**WHAT TO DO:**
Restate, exactly and without pictures, the lines from the start of the listing below through the line holding "from matplotlib.patches import".

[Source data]
━━━━━━━━━━━━━━━━
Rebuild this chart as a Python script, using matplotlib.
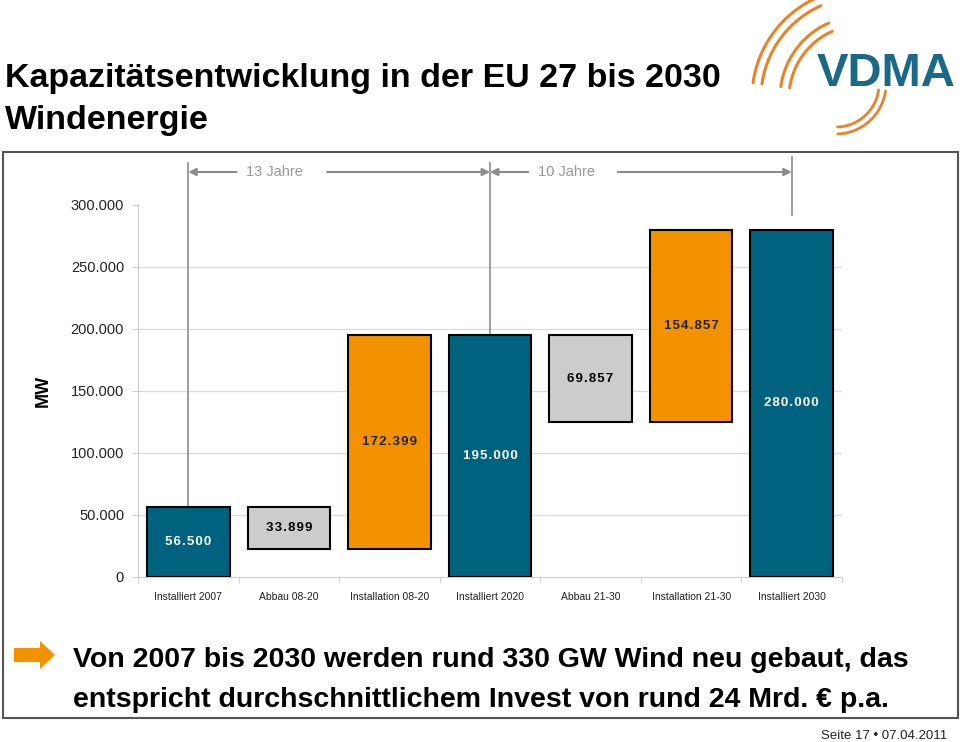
import numpy as np
import matplotlib
matplotlib.use('Agg')
import matplotlib.pyplot as plt
from matplotlib.patches import Rectangle, Polygon

# waterfall data (MW)
categories = ['Installiert 2007', 'Abbau 08-20', 'Installation 08-20', 'Installiert 2020',
              'Abbau 21-30', 'Installation 21-30', 'Installiert 2030']
values = [56500, 33899, 172399, 195000, 69857, 154857, 280000]
kinds = ['total', 'minus', 'plus', 'total', 'minus', 'plus', 'total']
value_labels = ['56.500', '33.899', '172.399', '195.000', '69.857', '154.857', '280.000']
ytick_values = [0, 50000, 100000, 150000, 200000, 250000, 300000]
ytick_labels = ['0', '50.000', '100.000', '150.000', '200.000', '250.000', '300.000']

BLUE = '#00627f'
ORANGE = '#f39200'
GREY = '#cccccc'
bar_colors = {'total': BLUE, 'minus': GREY, 'plus': ORANGE}
text_colors = {'total': 'white', 'minus': 'black', 'plus': '#222222'}

plt.rcParams['font.family'] = ['Liberation Sans', 'DejaVu Sans']

# running level for the waterfall
bottoms = []
level = 0
for v, k in zip(values, kinds):
    if k == 'total':
        bottoms.append(0)
        level = v
    elif k == 'minus':
        level -= v
        bottoms.append(level)
    else:
        bottoms.append(level)
        level += v

W, H = 960, 742
fig = plt.figure(figsize=(W / 100, H / 100), dpi=100)

# overlay in pixel coordinates for frame, title, logo, footer
bg = fig.add_axes([0, 0, 1, 1], zorder=0)
bg.set_xlim(0, W)
bg.set_ylim(H, 0)
bg.axis('off')
bg.add_patch(Rectangle((3, 152), 955, 566, fill=False, edgecolor='#555555', lw=1.5))

bg.text(5, 79, 'Kapazitätsentwicklung in der EU 27 bis 2030', fontsize=24.5, fontweight='bold',
        va='center', ha='left')
bg.text(5, 121, 'Windenergie', fontsize=24.5, fontweight='bold', va='center', ha='left')

# logo
bg.text(886, 74, 'VDMA', fontsize=34, fontweight='bold', color='#1a6a87', ha='center', va='center')
arc_col = '#e8832a'
for r in [110, 101, 82, 73]:
    t = np.radians(np.linspace(188, 246, 60))
    bg.plot(862 + r * np.cos(t), 98 + r * np.sin(t), color=arc_col, lw=2.2, solid_capstyle='round')
for r in [43, 50]:
    t = np.radians(np.linspace(8, 88, 60))
    bg.plot(836 + r * np.cos(t), 84 + r * np.sin(t), color=arc_col, lw=2.0, solid_capstyle='round')

# bottom statement
bg.add_patch(Polygon([(14, 648), (40, 648), (40, 641), (55, 655), (40, 669), (40, 662), (14, 662)],
                     closed=True, color=ORANGE, lw=0))
bg.text(73, 660, 'Von 2007 bis 2030 werden rund 330 GW Wind neu gebaut, das', fontsize=20.5,
        fontweight='bold', va='center')
bg.text(73, 700, 'entspricht durchschnittlichem Invest von rund 24 Mrd. € p.a.', fontsize=20.5,
        fontweight='bold', va='center')
bg.text(947, 736, 'Seite 17 • 07.04.2011', fontsize=9.5, ha='right', va='center', color='#222222')

# main chart
ax = fig.add_axes([138 / W, 165 / H, 704 / W, 372 / H], zorder=1)
ax.patch.set_alpha(0)
x = np.arange(len(categories))
ax.bar(x, values, bottom=bottoms, width=0.82, color=[bar_colors[k] for k in kinds],
       edgecolor='black', linewidth=1.5, zorder=3)
for xi, v, b, k, lab in zip(x, values, bottoms, kinds, value_labels):
    ax.text(xi, b + v / 2, '\u200a'.join(lab), ha='center', va='center', fontsize=9.5,
            fontweight='bold', color=text_colors[k], zorder=4)

ax.set_xlim(-0.5, len(categories) - 0.5)
ax.set_ylim(0, 300000)
ax.set_yticks(ytick_values)
ax.set_yticklabels(ytick_labels, fontsize=10.5, color='#222222')
ax.set_xticks(x)
ax.set_xticklabels(categories, fontsize=7.5, color='#222222')
ax.set_xticks(np.arange(len(categories) + 1) - 0.5, minor=True)
ax.tick_params(axis='x', which='major', length=0, pad=11)
ax.tick_params(axis='x', which='minor', length=4, color='#cccccc')
ax.tick_params(axis='y', length=4, color='#cccccc', pad=6)
for yv in ytick_values[1:-1]:
    ax.axhline(yv, color='#dddddd', lw=1, zorder=1)
for s in ['top', 'right']:
    ax.spines[s].set_visible(False)
ax.spines['left'].set_color('#cccccc')
ax.spines['bottom'].set_color('#cccccc')
ax.set_ylabel('MW', fontsize=13, fontweight='bold', labelpad=14)

# time span brackets
gcol = '#8c8c8c'
ax.plot([0, 0], [56500, 334000], color=gcol, lw=1.2, clip_on=False, zorder=2)
ax.plot([3, 3], [195000, 334000], color=gcol, lw=1.2, clip_on=False, zorder=2)
ax.plot([6, 6], [292000, 339000], color=gcol, lw=1.2, clip_on=False, zorder=2)
ya = 326600
arrow = dict(arrowstyle='-|>', color=gcol, lw=1.5, mutation_scale=11, shrinkA=0, shrinkB=0)
ax.annotate('', xy=(0, ya), xytext=(0.48, ya), arrowprops=arrow, annotation_clip=False)
ax.annotate('', xy=(3, ya), xytext=(1.38, ya), arrowprops=arrow, annotation_clip=False)
ax.text(0.86, ya, '13 Jahre', color='#999999', fontsize=10.5, ha='center', va='center', clip_on=False)
ax.annotate('', xy=(3, ya), xytext=(3.38, ya), arrowprops=arrow, annotation_clip=False)
ax.annotate('', xy=(6, ya), xytext=(4.27, ya), arrowprops=arrow, annotation_clip=False)
ax.text(3.76, ya, '10 Jahre', color='#999999', fontsize=10.5, ha='center', va='center', clip_on=False)

fig.savefig('out.png', dpi=100)
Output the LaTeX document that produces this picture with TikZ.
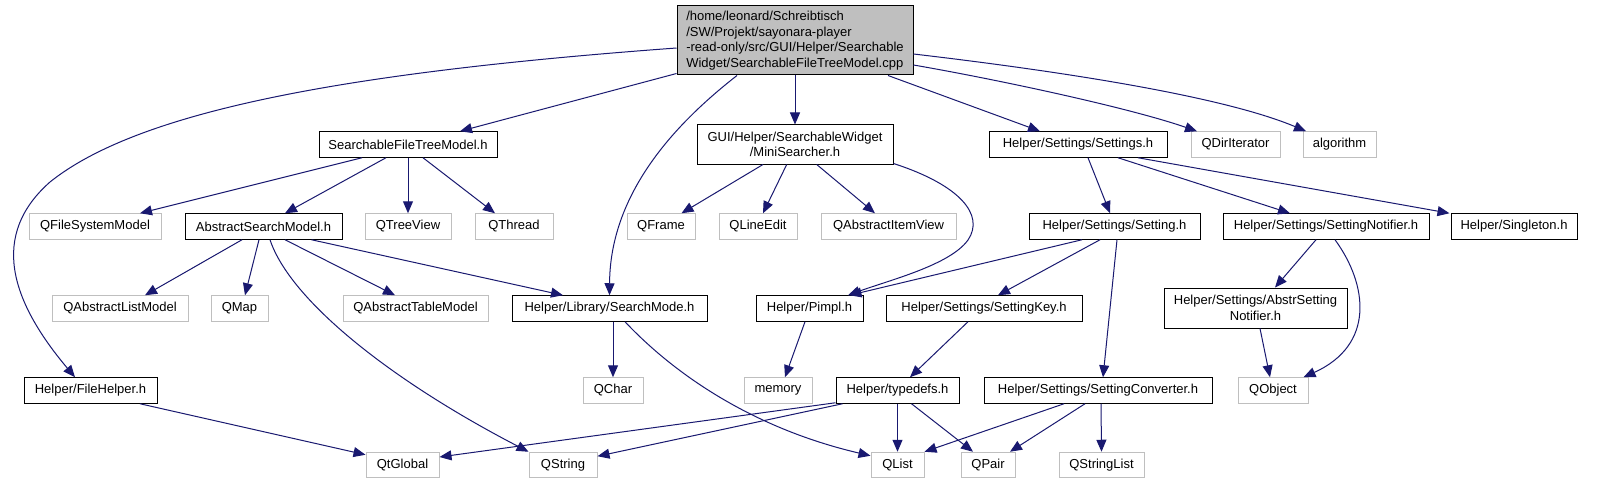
\documentclass[tikz,border=0pt]{standalone}
\usepackage{fontspec}
\setmainfont{Liberation Sans}
\usetikzlibrary{arrows.meta}
\definecolor{edgeblue}{HTML}{191970}
\definecolor{extgray}{HTML}{BFBFBF}
\begin{document}
\begin{tikzpicture}[x=1pt,y=-1pt,
  box/.style={draw=black, line width=1pt, inner sep=0pt, minimum height=25.5pt,
    font=\fontsize{13}{15.5}\selectfont, anchor=center, align=center},
  ext/.style={box, draw=extgray},
  edge/.style={draw=edgeblue, line width=1pt, -{Triangle[length=12pt,width=10pt]}}]
\useasboundingbox[fill=white] (0,0) rectangle (1597,484);
% row 0
\node[box, fill=extgray, minimum width=236pt, minimum height=69pt, align=left] (root) at (795,40.5)
 {/home/leonard/Schreibtisch\\/SW/Projekt/sayonara-player\\-read-only/src/GUI/Helper/Searchable\\Widget/SearchableFileTreeModel.cpp};
% row 1
\node[box, minimum width=178pt] (sftm) at (408,144.5) {SearchableFileTreeModel.h};
\node[box, minimum width=196pt, minimum height=39pt] (mini) at (795,144.5) {GUI/Helper/SearchableWidget\\/MiniSearcher.h};
\node[box, minimum width=178pt] (settings) at (1078,144.5) {Helper/Settings/Settings.h};
\node[ext, minimum width=89pt] (qdir) at (1235.5,144.5) {QDirIterator};
\node[ext, minimum width=73pt] (algo) at (1339.5,144.5) {algorithm};
% row 2
\node[ext, minimum width=132pt] (qfsm) at (95,226.5) {QFileSystemModel};
\node[box, minimum width=157pt] (asm) at (263.5,226.5) {AbstractSearchModel.h};
\node[ext, minimum width=86pt] (qtree) at (408,226.5) {QTreeView};
\node[ext, minimum width=78pt] (qthread) at (514,226.5) {QThread};
\node[ext, minimum width=68pt] (qframe) at (661,226.5) {QFrame};
\node[ext, minimum width=78pt] (qline) at (758,226.5) {QLineEdit};
\node[ext, minimum width=135pt] (qaiv) at (888.5,226.5) {QAbstractItemView};
\node[box, minimum width=171pt] (setting) at (1114.5,226.5) {Helper/Settings/Setting.h};
\node[box, minimum width=206pt] (snotif) at (1326,226.5) {Helper/Settings/SettingNotifier.h};
\node[box, minimum width=126pt] (single) at (1514,226.5) {Helper/Singleton.h};
% row 3
\node[ext, minimum width=136pt] (qalm) at (120,308.5) {QAbstractListModel};
\node[ext, minimum width=57pt] (qmap) at (239.5,308.5) {QMap};
\node[ext, minimum width=145pt] (qatm) at (415.5,308.5) {QAbstractTableModel};
\node[box, minimum width=195pt] (smode) at (609.5,308.5) {Helper/Library/SearchMode.h};
\node[box, minimum width=107pt] (pimpl) at (809.5,308.5) {Helper/Pimpl.h};
\node[box, minimum width=196pt] (skey) at (984,308.5) {Helper/Settings/SettingKey.h};
\node[box, minimum width=183pt, minimum height=40pt] (absn) at (1255.5,308) {Helper/Settings/AbstrSetting\\Notifier.h};
% row 4
\node[box, minimum width=133pt] (fileh) at (90.5,390.5) {Helper/FileHelper.h};
\node[ext, minimum width=60pt] (qchar) at (613,390.5) {QChar};
\node[ext, minimum width=68pt] (memory) at (778,390.5) {memory};
\node[box, minimum width=123pt] (typedefs) at (897.5,390.5) {Helper/typedefs.h};
\node[box, minimum width=228pt] (sconv) at (1098,390.5) {Helper/Settings/SettingConverter.h};
\node[ext, minimum width=70pt] (qobject) at (1273,390.5) {QObject};
% row 5
\node[ext, minimum width=73pt] (qtglobal) at (402.5,465) {QtGlobal};
\node[ext, minimum width=68pt] (qstring) at (563,465) {QString};
\node[ext, minimum width=53pt] (qlist) at (897.5,465) {QList};
\node[ext, minimum width=54pt] (qpair) at (988,465) {QPair};
\node[ext, minimum width=85pt] (qslist) at (1101.5,465) {QStringList};
% edges from root
\draw[edge] ([yshift=-7.5pt]root.west) .. controls (350,72) and (140,110) .. (50,182)
  .. controls (-10,235) and (10,300) .. ([xshift=-15.5pt]fileh.north);
\draw[edge] ([yshift=2pt]root.south west) -- ([xshift=52pt]sftm.north);
\draw[edge] ([xshift=-58pt]root.south) .. controls (680,120) and (610,190) .. (smode.north);
\draw[edge] (root.south) -- (mini.north);
\draw[edge] ([xshift=93pt]root.south) -- ([xshift=-38pt]settings.north);
\draw[edge] ([yshift=-24.5pt]root.east) .. controls (1000,80) and (1130,108) .. ([xshift=-38.5pt]qdir.north);
\draw[edge] ([yshift=-13.5pt]root.east) .. controls (1050,70) and (1220,95) .. ([xshift=-33.5pt]algo.north);
% sftm
\draw[edge] ([xshift=-46pt]sftm.south) -- ([xshift=45pt]qfsm.north);
\draw[edge] ([xshift=-22pt]sftm.south) -- ([xshift=21.5pt]asm.north);
\draw[edge] (sftm.south) -- (qtree.north);
\draw[edge] ([xshift=15pt]sftm.south) -- ([xshift=-19pt]qthread.north);
% asm
\draw[edge] ([xshift=-21.5pt]asm.south) -- ([xshift=25pt]qalm.north);
\draw[edge] ([xshift=-4.5pt]asm.south) -- ([xshift=5.5pt]qmap.north);
\draw[edge] ([xshift=6.5pt]asm.south) .. controls (290,300) and (390,380) .. (qstring.north west);
\draw[edge] ([xshift=21.5pt]asm.south) -- ([xshift=-20.5pt]qatm.north);
\draw[edge] ([xshift=48pt]asm.south) -- ([xshift=-46.5pt]smode.north);
% mini
\draw[edge] ([xshift=-32pt]mini.south) -- ([xshift=20.5pt]qframe.north);
\draw[edge] ([xshift=-8.3pt]mini.south) -- ([xshift=5pt]qline.north);
\draw[edge] ([xshift=21.7pt]mini.south) -- ([xshift=-13.5pt]qaiv.north);
\draw[edge] ([yshift=1pt]mini.south east) .. controls (960,185) and (985,215) .. (968,240)
  .. controls (950,265) and (890,280) .. ([xshift=38.5pt]pimpl.north);
% settings
\draw[edge] ([xshift=10pt]settings.south) -- ([xshift=-4.5pt]setting.north);
\draw[edge] ([xshift=40pt]settings.south) -- ([xshift=-36pt]snotif.north);
\draw[edge] ([xshift=60pt]settings.south) -- ([xshift=-1pt]single.north west);
% setting
\draw[edge] ([xshift=-32.5pt]setting.south) -- ([xshift=40pt]pimpl.north);
\draw[edge] ([xshift=-14.5pt]setting.south) -- ([xshift=14pt]skey.north);
\draw[edge] ([xshift=2.5pt]setting.south) -- ([xshift=5pt]sconv.north);
% snotif
\draw[edge] ([xshift=-10pt]snotif.south) -- ([xshift=19.5pt]absn.north);
\draw[edge] ([xshift=9pt]snotif.south) .. controls (1368,285) and (1375,345) .. ([xshift=-5pt]qobject.north east);
\draw[edge] ([xshift=4.5pt]absn.south) -- ([xshift=-3pt]qobject.north);
% smode
\draw[edge] ([xshift=3.5pt]smode.south) -- (qchar.north);
\draw[edge] ([xshift=15.5pt]smode.south) .. controls (680,380) and (760,430) .. ([yshift=-4pt]qlist.north west);
% pimpl, skey
\draw[edge] ([xshift=-4.5pt]pimpl.south) -- ([xshift=7pt]memory.north);
\draw[edge] ([xshift=-16pt]skey.south) -- ([xshift=12.5pt]typedefs.north);
% typedefs
\draw[edge] ([yshift=1pt]typedefs.south west) -- ([yshift=8pt]qtglobal.east);
\draw[edge] ([xshift=7pt]typedefs.south west) -- ([yshift=-4.5pt]qstring.north east);
\draw[edge] (typedefs.south) -- (qlist.north);
\draw[edge] ([xshift=14pt]typedefs.south) -- ([xshift=-15pt]qpair.north);
% sconv
\draw[edge] ([xshift=-34pt]sconv.south) -- (qlist.north east);
\draw[edge] ([xshift=-13pt]sconv.south) -- ([xshift=22pt]qpair.north);
\draw[edge] ([xshift=3pt]sconv.south) -- (qslist.north);
% fileh
\draw[edge] ([xshift=49.5pt]fileh.south) -- ([yshift=-3pt]qtglobal.north west);
\end{tikzpicture}
\end{document}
━━━━━━━━━━━━━━━━
**TASK SOLUTION:**
Rebuild this chart as a Python script, using matplotlib.
import numpy as np
import matplotlib
matplotlib.use('Agg')
import matplotlib.pyplot as plt
from matplotlib.patches import Rectangle, Polygon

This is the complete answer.